Inspiration: in the free product $H=C_2*C_2=\langle a,b|a^2,b^2\rangle$ the element $ab$ has infinite order. And furthermore the only nontrivial coset of $\langle ab\rangle$ is $b\langle ab\rangle$ (every word in $H$ is either a product of $ab$s or it is $b$ followed by a product of $ab$s), so $\langle ab\rangle$ has index two.
The given information in this problem tells us $A=C\sqcup aC$ and $B=C\sqcup bC$ with the additional tidbits that $aC=Ca$ and $bC=Cb$. We may conclude $G=A*_CB$ is generated $a,b,C$ in $G$.

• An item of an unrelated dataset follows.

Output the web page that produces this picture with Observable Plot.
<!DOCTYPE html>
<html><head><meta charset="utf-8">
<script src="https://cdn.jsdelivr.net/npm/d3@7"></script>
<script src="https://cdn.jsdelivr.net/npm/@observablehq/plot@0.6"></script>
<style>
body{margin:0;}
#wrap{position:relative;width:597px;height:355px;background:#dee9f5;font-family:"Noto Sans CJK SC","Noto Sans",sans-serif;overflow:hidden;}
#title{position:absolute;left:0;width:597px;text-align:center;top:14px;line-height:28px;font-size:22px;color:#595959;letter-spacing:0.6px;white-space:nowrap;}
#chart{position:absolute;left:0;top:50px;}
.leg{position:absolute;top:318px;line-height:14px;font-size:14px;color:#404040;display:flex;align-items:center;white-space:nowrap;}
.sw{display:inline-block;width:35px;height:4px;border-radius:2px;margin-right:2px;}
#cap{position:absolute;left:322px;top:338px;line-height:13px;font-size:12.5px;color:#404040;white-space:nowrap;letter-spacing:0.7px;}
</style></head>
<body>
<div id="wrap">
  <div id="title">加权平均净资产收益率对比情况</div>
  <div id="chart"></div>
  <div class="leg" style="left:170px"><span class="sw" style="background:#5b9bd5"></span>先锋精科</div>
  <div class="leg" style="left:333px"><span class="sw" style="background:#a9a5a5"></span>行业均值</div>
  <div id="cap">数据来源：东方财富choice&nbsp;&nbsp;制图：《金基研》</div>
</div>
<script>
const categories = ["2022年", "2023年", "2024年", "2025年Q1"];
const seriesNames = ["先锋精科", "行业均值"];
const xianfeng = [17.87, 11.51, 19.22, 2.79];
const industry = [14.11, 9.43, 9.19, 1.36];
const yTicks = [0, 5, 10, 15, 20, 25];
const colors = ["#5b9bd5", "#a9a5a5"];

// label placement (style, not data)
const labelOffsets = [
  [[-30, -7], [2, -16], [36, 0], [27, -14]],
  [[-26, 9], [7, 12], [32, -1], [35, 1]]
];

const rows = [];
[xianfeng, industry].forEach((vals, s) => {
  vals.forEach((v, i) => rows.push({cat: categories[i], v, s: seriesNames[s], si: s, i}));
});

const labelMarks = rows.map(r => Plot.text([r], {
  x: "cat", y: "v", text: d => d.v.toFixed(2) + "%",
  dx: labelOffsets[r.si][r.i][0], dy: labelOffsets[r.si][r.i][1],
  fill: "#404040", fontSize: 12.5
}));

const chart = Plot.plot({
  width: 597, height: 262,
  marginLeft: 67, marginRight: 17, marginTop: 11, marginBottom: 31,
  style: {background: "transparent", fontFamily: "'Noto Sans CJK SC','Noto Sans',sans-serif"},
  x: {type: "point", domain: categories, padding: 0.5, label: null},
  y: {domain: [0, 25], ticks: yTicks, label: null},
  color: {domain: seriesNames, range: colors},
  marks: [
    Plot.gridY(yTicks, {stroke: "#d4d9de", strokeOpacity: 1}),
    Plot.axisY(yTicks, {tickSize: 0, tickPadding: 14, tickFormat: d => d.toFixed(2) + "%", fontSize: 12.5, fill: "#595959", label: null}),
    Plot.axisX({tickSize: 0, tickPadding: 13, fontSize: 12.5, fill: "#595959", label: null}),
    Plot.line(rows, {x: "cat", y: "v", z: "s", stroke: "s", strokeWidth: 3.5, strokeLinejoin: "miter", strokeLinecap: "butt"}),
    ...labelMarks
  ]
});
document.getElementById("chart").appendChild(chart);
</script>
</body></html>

Consider the element $ab$ in $G$. It has infinite order, so it generates a cyclic group - what is the resulting index? Split into two indices, $G:\langle ab,C\rangle:\langle ab\rangle$. Note that $A,B$ finite $\Rightarrow C$ finite.
To compute $[\langle a,b,C\rangle:\langle ab,C\rangle]$, "mod out $C$" and take $[\langle a,b\rangle:\langle ab\rangle]=2$ (back in our $H=C_2*C_2$) as inspiration, and to compute $[\langle ab,C\rangle:\langle ab\rangle]$, "mod out $ab$."